Está na hora de os homens redefinirem seus papéis investigando padrões culturais. Muitos ainda agem premidos por modelos ultrapassados fazendo das tripas coração para não decepcionar pais, esposas, namoradas. Poucos recusam os papeis impostos pela cultura androcêntrica. O homem não veio ao mundo para atender às expectativas femininas (que geralmente são infinitas), tampouco para cumprir com o modelo falacioso de ‘verdadeiro homem’. A questão ultrapassa sexo, gênero. Pertence à humanidade que ainda acredita que felicidade é um produto empacotado, lacrado, com instruções de uso. Talvez falte ao ser humano se libertar da culpa, se imbuir de coragem ao assumir a condução de sua vida. O sujeito que pretende acertar precisa saber qual é a sua onda. Preparar-se e nela se jogar com sabedoria, segurança. Bom mesmo é surfar em águas próprias - saber enfrentar as ondas inimigas e se deliciar com as amigas.

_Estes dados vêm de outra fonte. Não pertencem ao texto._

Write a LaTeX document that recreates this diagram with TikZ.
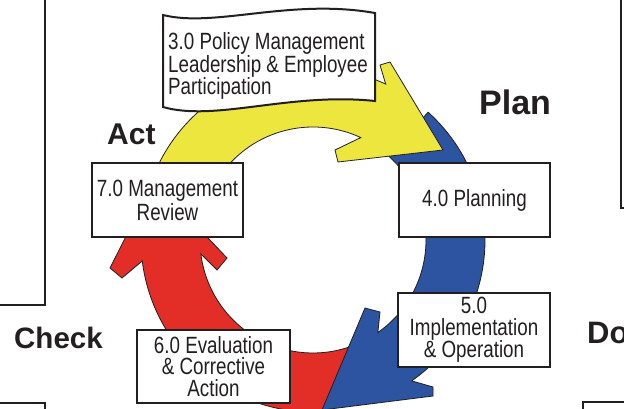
\documentclass[tikz,border=0pt]{standalone}
\usepackage{fontspec}
\setmainfont{Liberation Sans}
\newfontfamily\boxfont{Liberation Sans}[FakeStretch=0.8]
\usetikzlibrary{calc}
\definecolor{ink}{RGB}{35,31,32}
\definecolor{pdcayellow}{RGB}{236,230,62}
\definecolor{pdcablue}{RGB}{44,84,160}
\definecolor{pdcared}{RGB}{226,46,38}
\begin{document}
\begin{tikzpicture}[x=1pt,y=-1pt,
  boxstyle/.style={draw=ink, line width=2pt, fill=white, inner sep=0pt, align=center, text=ink,
    font=\boxfont\fontsize{23.5}{21.5}\selectfont},
  phase/.style={anchor=base west, inner sep=0pt, text=ink},
  arrowshape/.style={draw=ink, line width=0.8pt, line join=miter},
  frameline/.style={draw=ink, line width=2pt}]
\fill[white] (0,0) rectangle (624,409);
\useasboundingbox (0,0) rectangle (624,409);
\coordinate (C) at (313,240);
% frame lines of neighbouring panels
\draw[frameline] (45,-3) -- (45,305) -- (-3,305);
\draw[frameline] (-3,403) -- (45,403) -- (45,412);
\draw[frameline] (621,-3) -- (621,208) -- (627,208);
\draw[frameline] (583,412) -- (583,402) -- (627,402);
% red arrow (Check -> Act)
\draw[arrowshape, fill=pdcared] ($(C)+(87:172)$) arc[start angle=87, end angle=173, radius=172]
  -- (122,278) -- (110,268) -- (154,181) -- (227,258) -- (217,270)
  -- ($(C)+(173:113)$) arc[start angle=173, end angle=71, radius=113] -- cycle;
% blue arrow (Plan -> Do)
\draw[arrowshape, fill=pdcablue] ($(C)+(312:172)$) arc[start angle=312, end angle=415, radius=172]
  -- (433,387) -- (433,396) -- (322,410) -- (365,308) -- (380,312)
  -- ($(C)+(415:113)$) arc[start angle=415, end angle=312, radius=113] -- cycle;
% yellow arrow (Act -> Plan)
\draw[arrowshape, fill=pdcayellow] ($(C)+(190:172)$) arc[start angle=190, end angle=295, radius=172]
  -- (380,65) -- (390,62) -- (443,150) -- (338,162) -- (335,150)
  -- ($(C)+(295:113)$) arc[start angle=295, end angle=190, radius=113] -- cycle;
% banner
\draw[line width=2pt, draw=ink, fill=white] (163,15) .. controls (215,28) and (290,-2) .. (375,13)
  -- (375,101) .. controls (290,92) and (215,122) .. (163,107) -- cycle;
\node[anchor=west, inner sep=0pt, align=left, text=ink, font=\boxfont\fontsize{23.5}{22.7}\selectfont]
  (policy) at (168,66) {3.0 Policy Management\\Leadership \& Employee\\Participation};
% boxes
\node[boxstyle, minimum width=151pt, minimum height=74pt, font=\boxfont\fontsize{23.5}{24}\selectfont]
  (review) at (167.5,200) {7.0 Management\\Review};
\node[boxstyle, minimum width=151pt, minimum height=74pt] (planning) at (474.5,200) {4.0 Planning};
\node[boxstyle, minimum width=152pt, minimum height=74pt] (implementation) at (474,330) {5.0\\Implementation\\\& Operation};
\node[boxstyle, minimum width=153pt, minimum height=73pt] (evaluation) at (213.5,366.5) {6.0 Evaluation\\\& Corrective\\Action};
% phase labels
\node[phase, font=\bfseries\fontsize{30}{30}\selectfont] (act) at (107,145) {Act};
\node[phase, font=\bfseries\fontsize{34}{34}\selectfont] (plan) at (479,115) {Plan};
\node[phase, font=\bfseries\fontsize{29.5}{30}\selectfont] (check) at (14,348) {Check};
\node[phase, font=\bfseries\fontsize{31}{31}\selectfont] (do) at (587,343) {Do};
\end{tikzpicture}
\end{document}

Importa questionar a narrativa de que os homens, com a perda dos papéis tradicionais, não estão sabendo mais como ‘ser homem’, portanto, estão perdidos, angustiados. A angústia não é dos homens, mas da condição humana. Talvez o que deixa os homens perdidos, meio sem rumo, não é o fato de as mulheres assumirem hoje papéis novos, mas a dificuldade de abandonar o lugar de poder e prestígio que antes lhes eram reservados. Contudo, eles só podem se alegrar com as mudanças. Nada mais equivocado do que calcar a identidade apenas na posição social, profissional. O lugar de provedor que a sociedade conferiu ao homem é desumano, opressor. Liberdade é um bem que todos deveriam aspirar - requer coragem na recusa à vida que os outros escolheram para nós.

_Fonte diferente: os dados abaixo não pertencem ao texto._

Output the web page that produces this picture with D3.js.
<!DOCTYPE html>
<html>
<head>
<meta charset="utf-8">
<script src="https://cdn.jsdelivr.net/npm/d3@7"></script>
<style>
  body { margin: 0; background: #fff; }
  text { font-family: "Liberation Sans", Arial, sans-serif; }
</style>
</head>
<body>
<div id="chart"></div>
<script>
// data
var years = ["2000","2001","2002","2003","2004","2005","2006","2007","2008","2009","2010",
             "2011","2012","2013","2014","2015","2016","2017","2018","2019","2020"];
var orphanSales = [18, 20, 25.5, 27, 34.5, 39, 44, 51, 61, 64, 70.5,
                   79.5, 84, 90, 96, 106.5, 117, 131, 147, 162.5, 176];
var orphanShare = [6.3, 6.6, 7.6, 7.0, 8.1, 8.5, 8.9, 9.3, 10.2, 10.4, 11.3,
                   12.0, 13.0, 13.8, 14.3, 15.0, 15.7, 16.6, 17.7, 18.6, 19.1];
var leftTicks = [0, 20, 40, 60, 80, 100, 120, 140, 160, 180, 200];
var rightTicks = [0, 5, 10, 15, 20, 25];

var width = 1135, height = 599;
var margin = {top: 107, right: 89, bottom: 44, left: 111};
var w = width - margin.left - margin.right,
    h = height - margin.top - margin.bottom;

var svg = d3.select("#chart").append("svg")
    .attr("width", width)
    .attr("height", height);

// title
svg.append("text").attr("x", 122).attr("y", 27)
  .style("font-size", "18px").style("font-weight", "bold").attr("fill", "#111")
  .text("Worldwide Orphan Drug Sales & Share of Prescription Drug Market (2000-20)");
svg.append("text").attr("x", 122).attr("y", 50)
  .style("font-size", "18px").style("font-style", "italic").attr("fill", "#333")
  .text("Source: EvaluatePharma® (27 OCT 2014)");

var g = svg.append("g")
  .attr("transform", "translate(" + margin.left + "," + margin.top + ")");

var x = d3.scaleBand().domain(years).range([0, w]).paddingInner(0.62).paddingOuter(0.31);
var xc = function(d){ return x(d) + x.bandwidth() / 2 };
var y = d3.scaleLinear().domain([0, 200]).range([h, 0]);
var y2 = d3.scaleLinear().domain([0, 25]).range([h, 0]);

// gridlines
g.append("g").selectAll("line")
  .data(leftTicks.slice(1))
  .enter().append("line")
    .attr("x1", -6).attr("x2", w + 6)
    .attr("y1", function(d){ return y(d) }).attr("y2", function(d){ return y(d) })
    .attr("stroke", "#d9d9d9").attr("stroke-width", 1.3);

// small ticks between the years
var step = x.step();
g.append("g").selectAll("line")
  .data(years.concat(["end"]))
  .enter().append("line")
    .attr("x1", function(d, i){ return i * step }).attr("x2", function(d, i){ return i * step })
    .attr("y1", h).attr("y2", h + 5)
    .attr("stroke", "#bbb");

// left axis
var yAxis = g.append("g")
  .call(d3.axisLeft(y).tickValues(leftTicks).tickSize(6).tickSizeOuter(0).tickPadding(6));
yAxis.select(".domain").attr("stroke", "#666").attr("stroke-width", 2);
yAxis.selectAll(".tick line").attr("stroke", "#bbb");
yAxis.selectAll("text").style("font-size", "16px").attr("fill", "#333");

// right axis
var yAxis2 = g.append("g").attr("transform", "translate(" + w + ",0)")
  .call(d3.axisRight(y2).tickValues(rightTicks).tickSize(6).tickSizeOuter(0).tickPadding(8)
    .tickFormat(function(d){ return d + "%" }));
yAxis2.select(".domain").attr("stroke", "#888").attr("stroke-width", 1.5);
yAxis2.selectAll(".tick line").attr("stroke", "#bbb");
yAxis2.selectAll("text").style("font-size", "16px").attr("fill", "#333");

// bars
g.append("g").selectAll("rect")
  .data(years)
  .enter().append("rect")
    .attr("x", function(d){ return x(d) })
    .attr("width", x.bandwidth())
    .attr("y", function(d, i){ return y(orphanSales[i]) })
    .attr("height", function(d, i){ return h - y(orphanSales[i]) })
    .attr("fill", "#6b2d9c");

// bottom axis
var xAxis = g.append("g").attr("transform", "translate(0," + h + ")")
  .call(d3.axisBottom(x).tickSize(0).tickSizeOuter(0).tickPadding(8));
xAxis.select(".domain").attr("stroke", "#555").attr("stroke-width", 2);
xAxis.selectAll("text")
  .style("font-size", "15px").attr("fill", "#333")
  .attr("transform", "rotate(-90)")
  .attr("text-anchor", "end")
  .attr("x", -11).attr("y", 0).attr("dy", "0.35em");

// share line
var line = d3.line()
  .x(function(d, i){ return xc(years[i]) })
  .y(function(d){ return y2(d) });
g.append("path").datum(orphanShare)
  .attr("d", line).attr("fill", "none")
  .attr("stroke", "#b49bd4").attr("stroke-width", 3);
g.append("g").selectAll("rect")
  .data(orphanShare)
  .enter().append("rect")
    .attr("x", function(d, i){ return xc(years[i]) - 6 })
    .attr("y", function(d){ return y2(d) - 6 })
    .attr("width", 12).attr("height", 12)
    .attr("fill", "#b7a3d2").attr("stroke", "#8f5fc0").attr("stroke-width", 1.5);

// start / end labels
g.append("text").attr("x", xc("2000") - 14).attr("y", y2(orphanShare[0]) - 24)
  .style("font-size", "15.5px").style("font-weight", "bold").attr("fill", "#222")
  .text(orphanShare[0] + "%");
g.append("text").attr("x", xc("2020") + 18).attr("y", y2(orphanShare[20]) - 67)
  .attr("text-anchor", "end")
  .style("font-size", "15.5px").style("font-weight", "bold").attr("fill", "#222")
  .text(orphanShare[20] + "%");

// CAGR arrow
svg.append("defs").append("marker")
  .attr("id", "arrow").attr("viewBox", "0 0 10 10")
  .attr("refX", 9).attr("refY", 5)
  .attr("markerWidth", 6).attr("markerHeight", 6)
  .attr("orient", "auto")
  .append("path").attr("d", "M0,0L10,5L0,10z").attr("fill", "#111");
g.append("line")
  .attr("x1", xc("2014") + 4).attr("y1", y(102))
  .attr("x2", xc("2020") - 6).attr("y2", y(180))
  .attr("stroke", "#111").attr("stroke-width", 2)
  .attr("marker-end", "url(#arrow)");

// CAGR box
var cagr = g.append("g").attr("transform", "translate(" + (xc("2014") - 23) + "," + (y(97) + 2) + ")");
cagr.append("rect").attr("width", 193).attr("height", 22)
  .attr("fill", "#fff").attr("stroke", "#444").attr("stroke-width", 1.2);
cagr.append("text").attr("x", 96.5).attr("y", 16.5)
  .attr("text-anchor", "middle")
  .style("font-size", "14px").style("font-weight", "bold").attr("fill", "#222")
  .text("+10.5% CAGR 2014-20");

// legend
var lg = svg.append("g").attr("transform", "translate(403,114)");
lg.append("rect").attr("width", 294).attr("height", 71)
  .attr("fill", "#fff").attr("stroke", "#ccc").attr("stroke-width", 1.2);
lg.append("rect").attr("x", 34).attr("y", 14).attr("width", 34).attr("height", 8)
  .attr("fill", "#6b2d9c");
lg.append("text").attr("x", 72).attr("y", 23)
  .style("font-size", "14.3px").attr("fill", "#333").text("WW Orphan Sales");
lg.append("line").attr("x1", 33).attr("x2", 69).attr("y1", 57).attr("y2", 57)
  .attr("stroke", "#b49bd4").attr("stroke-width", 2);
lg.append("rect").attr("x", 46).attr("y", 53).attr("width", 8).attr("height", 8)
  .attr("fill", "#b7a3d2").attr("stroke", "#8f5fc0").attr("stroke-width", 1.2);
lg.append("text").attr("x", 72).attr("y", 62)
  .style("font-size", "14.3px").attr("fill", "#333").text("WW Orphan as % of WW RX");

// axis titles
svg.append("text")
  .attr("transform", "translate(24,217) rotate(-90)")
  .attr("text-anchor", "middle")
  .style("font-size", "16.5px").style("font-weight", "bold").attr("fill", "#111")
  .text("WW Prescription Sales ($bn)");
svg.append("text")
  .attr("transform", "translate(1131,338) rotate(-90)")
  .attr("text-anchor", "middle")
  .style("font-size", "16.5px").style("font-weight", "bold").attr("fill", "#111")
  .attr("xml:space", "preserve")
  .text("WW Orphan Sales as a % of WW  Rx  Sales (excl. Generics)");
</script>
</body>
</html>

O preconceito é uma justificativa criada para defender interesses de uma classe ou etnia. Assim foi com o racismo, que surgiu para justificar a escravidão. Hoje, como analisar a homofobia? O que leva os políticos a não aprovarem projetos de leis que regulamentam o casamento entre gays? A manutenção de um conceito preestabelecido que convenha a um segmento da sociedade nos lembra os regimes totalitários. Melhor não seria se as mães educassem os filhos a não se submeterem, sem questionar, às imposições sócio-políticas? Sem culpa, lutariam pelas suas escolhas com responsabilidade e dignidade. O que falta, seja ao homem seja à mulher, é coragem para enfrentar preconceitos e discordâncias no momento de busca de si mesmo.

O avanço técnico deveria vir acompanhado de progresso na ética e na compreensão. Nietzsche, em sua parábola sobre a “morte de Deus”, não se reporta à necessidade de uma crença convencional em Deus. Procura nos alertar da tragédia quando uma sociedade perde seu eixo. Desorientada, mergulha numa eterna noite de barbárie. Ao reavaliarmos o certo e o errado, ao nos colocar humildemente na posição de querer saber, questionando mais que afirmando numa perspectiva de análise - vislumbramos caminhos menos injustos e dolorosos. Sonhar é doença que não tem cura. Preconceito e submissão sim. O vigor da vida cochila em nossos subterrâneos - não é coisa que emerge da noite para o dia. Ele surge, de repente, depois de atravessarmos alguns desertos. Aventurar-se no sentido mais elevado é dar ouvidos aos gritos da alma, ter coragem para se reinventar.